Ajuste fiscal ainda não passou pelo crivo do Congresso

    A passagem do ministro da Fazenda, Joaquim Levy, por Washington e Nova York, durante a reunião de primavera do Fundo Monetário Internacional e do Banco Mundial, trouxe boas notícias para o governo. O discurso mais realista do ministro, a defesa de medidas de ajuste fiscal e uma visão amigável sobre o papel do setor privado no investimento consolidaram um novo discurso econômico. Um discurso elogiado por quem ouviu. 

    No front interno, entretanto, o país chega ao fim de abril, já passado um terço do ano, sem aprovar as medidas do ajuste fiscal, com a economia em queda e o cenário político ainda dominado por intempéries. À medida que o calendário avança e estas questões continuam sem resposta, só aumenta a probabilidade de o país ter que enfrentar um ajuste ainda mais duro, mais oneroso para a atividade econômica e o emprego do que já se antevê. 

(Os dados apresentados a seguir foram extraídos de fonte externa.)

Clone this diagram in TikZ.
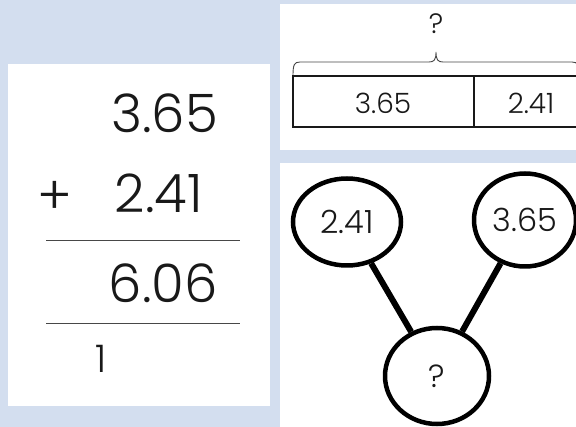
\documentclass[tikz,border=0pt]{standalone}
\usepackage{fontspec}
\setmainfont{Poppins}[UprightFont={* Light}]
\usetikzlibrary{shapes.geometric}
\definecolor{bgblue}{RGB}{211,222,239}
\definecolor{ink}{RGB}{25,25,25}
\tikzset{
  panel/.style={fill=white, draw=none},
  bignum/.style={inner sep=0pt, text=ink, font=\fontsize{53}{53}\selectfont},
  rule/.style={draw=ink!80, line width=1pt},
  barbox/.style={draw=ink, line width=1.4pt},
  barnum/.style={inner sep=0pt, text=ink, font=\fontsize{28}{28}\selectfont},
  bond/.style={ellipse, draw=black, line width=4.5pt, inner sep=0pt, text=ink, font=\fontsize{32}{32}\selectfont},
  link/.style={draw=black, line width=6pt},
}
\begin{document}
\begin{tikzpicture}[x=1pt,y=-1pt]
\useasboundingbox (0,0) rectangle (576,427);
\fill[bgblue] (0,0) rectangle (576,427);
% panels
\fill[panel] (8,64) rectangle (270,406);
\fill[panel] (280,4) rectangle (576,150);
\fill[panel] (280,163) rectangle (576,427);
% vertical addition
\node[bignum, anchor=base east] (n1) at (218,133) {3.65};
\node[bignum, anchor=base east] (n2) at (203,213) {2.41};
\node[bignum, anchor=base] (plus) at (55,215) {+};
\draw[rule] (46,241) -- (240,241);
\node[bignum, anchor=base east] (sum) at (218,303) {6.06};
\draw[rule] (46,324) -- (240,324);
\node[inner sep=0pt, text=ink, anchor=base west, font=\fontsize{38}{38}\selectfont] (carry) at (95,373) {1};
% bar model
\node[barnum] (q1) at (436,24) {?};
\draw[draw=ink!80, line width=0.9pt]
  (293,76) .. controls (293,65) and (294,62) .. (300,62) -- (429,62)
  .. controls (434,62) and (436,60) .. (436,52)
  .. controls (436,60) and (438,62) .. (443,62) -- (572,62)
  .. controls (578,62) and (579,65) .. (579,76);
\draw[barbox] (293,76) rectangle (579,127);
\draw[barbox] (474,76) -- (474,127);
\node[barnum] (b1) at (383,103) {3.65};
\node[barnum] (b2) at (531,103) {2.41};
% number bond
\node[bond, minimum width=108pt, minimum height=87pt] (e1) at (347,222) {2.41};
\node[bond, minimum width=102pt, minimum height=93pt] (e2) at (525,220) {3.65};
\node[bond, minimum width=104pt, minimum height=96pt] (e3) at (437,376) {?};
\draw[link] (e1) -- (e3);
\draw[link] (e2) -- (e3);
\end{tikzpicture}
\end{document}
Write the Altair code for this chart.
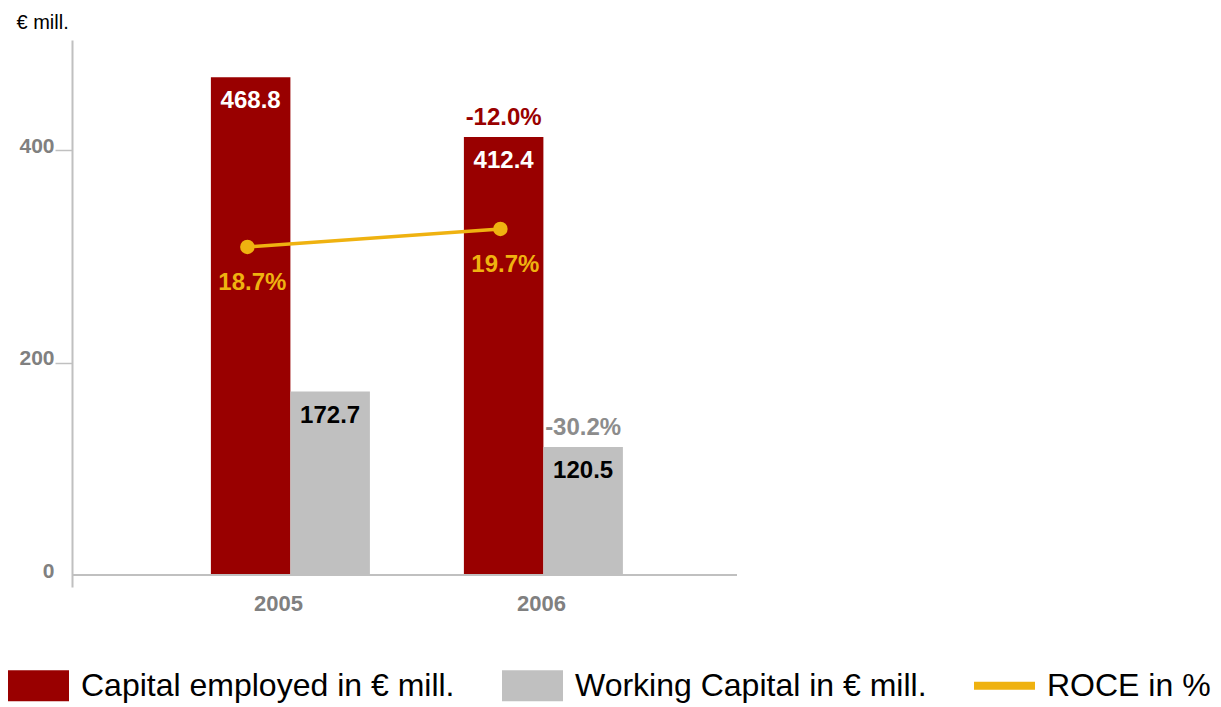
import altair as alt
import pandas as pd

# ---- data -------------------------------------------------------------
years = ["2005", "2006"]
capital_employed = [468.8, 412.4]
working_capital = [172.7, 120.5]
capital_change = ["", "-12.0%"]
working_change = ["", "-30.2%"]
roce = [18.7, 19.7]
roce_labels = ["18.7%", "19.7%"]

CAP = "Capital employed in € mill."
WC = "Working Capital in € mill."
ROCE = "ROCE in %"

series_names = [CAP, WC, ROCE]
series_colors = ["#990000", "#c0c0c0", "#efb210"]

bars_df = pd.DataFrame(
    {
        "year": years * 2,
        "series": [CAP] * len(years) + [WC] * len(years),
        "value": capital_employed + working_capital,
        "change": capital_change + working_change,
    }
)
roce_df = pd.DataFrame({"year": years, "roce": roce, "label": roce_labels})

FONT = "Liberation Sans"
AXIS_GREY = "#c0c0c0"
LABEL_GREY = "#808080"

RECT_PATH = "M-1,-0.508H1V0.508H-1Z"
LINE_PATH = "M-1,-0.131H1V0.131H-1Z"

# ---- scales -----------------------------------------------------------
x_scale = alt.Scale(domain=years, paddingInner=0.3715, paddingOuter=0.5, align=0.549)
x_axis = alt.Axis(
    title=None,
    domain=False,
    ticks=False,
    labelAngle=0,
    labelFont=FONT,
    labelFontSize=22,
    labelFontWeight="bold",
    labelColor=LABEL_GREY,
    labelPadding=6,
    labelOffset={"condition": {"test": "datum.value === '2005'", "value": -12}, "value": -2},
)
x_enc = alt.X("year:N", scale=x_scale, sort=years, axis=x_axis)
offset_enc = alt.XOffset(
    "series:N", sort=[CAP, WC], scale=alt.Scale(domain=[CAP, WC], paddingInner=0, paddingOuter=0)
)
y_enc = alt.Y(
    "value:Q",
    scale=alt.Scale(domain=[-11.3, 503.8], nice=False, zero=False),
    axis=alt.Axis(
        values=[0, 200, 400],
        title="€ mill.",
        titleAngle=0,
        titleAlign="left",
        titleBaseline="alphabetic",
        titleX=-56,
        titleY=-12,
        titleFont=FONT,
        titleFontSize=20,
        titleFontWeight="normal",
        titleColor="#000000",
        domainColor=AXIS_GREY,
        domainWidth=2,
        tickColor=AXIS_GREY,
        tickWidth=1.5,
        tickSize=17,
        tickOpacity={"condition": {"test": "datum.value === 0", "value": 0}, "value": 1},
        labelFont=FONT,
        labelFontSize=21,
        labelFontWeight="bold",
        labelColor=LABEL_GREY,
        labelPadding=1,
        labelOffset=-4,
        grid=False,
    ),
)

legend = alt.Legend(
    title=None,
    orient="none",
    legendX=-64,
    legendY=615,
    direction="horizontal",
    columns=3,
    padding=0,
    symbolType=alt.ExprRef(
        f"datum.value === '{ROCE}' ? '{LINE_PATH}' : '{RECT_PATH}'"
    ),
    symbolSize=3721,
    symbolStrokeWidth=0,
    symbolOpacity=1,
    labelFont=FONT,
    labelFontSize=32,
    labelColor="#000000",
    labelOffset=12,
    labelLimit=600,
    columnPadding=47,
)

# ---- bars and their labels ---------------------------------------------
bars = alt.Chart(bars_df).mark_bar().encode(
    x=x_enc,
    xOffset=offset_enc,
    y=y_enc,
    color=alt.Color(
        "series:N",
        scale=alt.Scale(domain=series_names, range=series_colors),
        legend=legend,
    ),
)

value_text = alt.Chart(bars_df).mark_text(
    font=FONT, fontSize=24, fontWeight="bold", baseline="middle", dy=24
).encode(
    x=x_enc,
    xOffset=offset_enc,
    y=alt.Y("value:Q"),
    text=alt.Text("value:Q", format=".1f"),
    color=alt.condition(alt.datum.series == CAP, alt.value("#ffffff"), alt.value("#000000")),
)

change_text = alt.Chart(bars_df).transform_filter(alt.datum.change != "").mark_text(
    font=FONT, fontSize=24, fontWeight="bold", baseline="middle", dy=-19
).encode(
    x=x_enc,
    xOffset=offset_enc,
    y=alt.Y("value:Q"),
    text="change:N",
    color=alt.condition(alt.datum.series == CAP, alt.value("#990000"), alt.value("#8c8c8c")),
)

baseline = alt.Chart(bars_df).mark_rule(color=AXIS_GREY, strokeWidth=2).encode(y=alt.datum(0))

bar_layer = alt.layer(bars, value_text, change_text, baseline)

# ---- ROCE line on its own hidden scale ----------------------------------
roce_y = alt.Y("roce:Q", scale=alt.Scale(domain=[-0.2, 30.2], nice=False, zero=False), axis=None)

roce_line = alt.Chart(roce_df).mark_line(color="#efb210", strokeWidth=3.5, xOffset=-43).encode(
    x=x_enc, y=roce_y
)
roce_points = alt.Chart(roce_df).mark_circle(color="#efb210", size=210, opacity=1, xOffset=-43).encode(
    x=x_enc, y=roce_y
)
roce_text = alt.Chart(roce_df).mark_text(
    color="#efb210", font=FONT, fontSize=24, fontWeight="bold", baseline="middle", xOffset=-43, dx=5, dy=36
).encode(x=x_enc, y=roce_y, text="label:N")

roce_layer = alt.layer(roce_line, roce_points, roce_text)

chart = (
    alt.layer(bar_layer, roce_layer)
    .resolve_scale(y="independent")
    .properties(
        width=665,
        height=547,
        padding={"left": 72, "top": 40, "right": 484, "bottom": 120},
        autosize=alt.AutoSizeParams(type="none"),
    )
    .configure_view(stroke=None)
)

chart.save("out.html", embed_options={"renderer": "svg", "actions": False})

    No manejo do ajuste fiscal, a sinalização vinda da Fazenda na semana passada foi a de que o torniquete aplicado em fevereiro, que representou um corte de 20,3% nas despesas discricionárias, teve que ser relaxado. O limite de gastos dos ministérios até o fim de maio, quando será anunciado o contingenciamento definitivo do Orçamento, teve que ser elevado e o corte foi reduzido para 17%. 

    A redução de despesas necessárias para cumprir a meta de superávit primário de 1,2% do PIB este ano teria que variar entre R$ 60 bilhões e R$ 80 bilhões, dependendo de como a conta é feita e se ela inclui ou não as emendas parlamentares.

    A decisão da semana passada, consagrada em decreto, está longe de caracterizar uma mudança no rumo do ajuste, mas aumenta a dúvida sobre o quanto mais o governo conseguirá conter de gastos para alcançar o esforço fiscal previsto. 

    As medidas de ajuste que tramitam no Congresso não avançaram. A comissão que examina as mudanças no seguro-desemprego, abono salarial e seguro-defeso (para pescadores) continua aguardando a votação do relatório, adiada para a próxima quarta-feira. A que analisa as alterações na pensão por morte ainda não tem relatório, mesmo caso da redução da desoneração da folha de pagamentos, agora enviada na forma de projeto de lei. 

    A desoneração, aliás, é tratada pela equipe econômica como a medida fiscal de maior urgência da pauta que está no Congresso. A estimativa inicial de uma redução de despesas de R$ 12 bilhões para o Tesouro não será alcançada. Mesmo não contando com ganho tão expressivo, o ministro Levy depende da votação para fechar as contas do contingenciamento deste ano. 

    A discussão fiscal acabou eclipsada na semana passada pela discussão do projeto que regulamenta a terceirização de mão de obra. Neste, o governo saiu derrotado, sem que o ministro Levy conseguisse garantir o pagamento mínimo de tributos das empresas. Também grave para o ajuste é a ameaça de paralisação da pauta do Congresso que apareceu depois da disputa pública entre os presidentes da Câmara, Eduardo Cunha (PMDB-RJ), e do Senado, Renan Calheiros (PMDB-AL). Cunha quer pressa na votação pelo Senado do projeto que regulamenta a terceirização, enquanto Calheiros afirma que os senadores não terão urgência nem aprovarão uma “pedalada” nos direitos trabalhistas. 

    O governo já avisou que usará todo o prazo legal, que acaba em 22 de maio, para definir o tamanho do contingenciamento deste ano. O motivo não é outro além da dificuldade de fechar as contas. Na mesma data, os ministros Levy e Nelson Barbosa, do Planejamento, terão que divulgar o primeiro relatório de receitas e despesas da União de 2015. 

    Será uma oportunidade para esclarecer as dúvidas que permanecem sobre o cumprimento da meta de superávit primário. Mais importante do que o valor do corte em si será conhecer como o governo pretende garantir o cumprimento da meta. 

    Até agora os economistas envolvidos no debate fiscal têm dúvidas sobre a real capacidade de o governo cumprir a meta, mas concedem a Levy o benefício da dúvida. A partir de maio, entretanto, o espaço para honrar os compromissos fiscais ficará bem mais reduzido caso não haja avanços concretos nos projetos que tramitam no Congresso. Mantido o atual cenário em que a economia não cresce, as contas não fecham e o Congresso, nas mãos do PMDB, não caminha na velocidade que o país exige, restará ao governo fazer o ajuste na marra, da forma que for possível.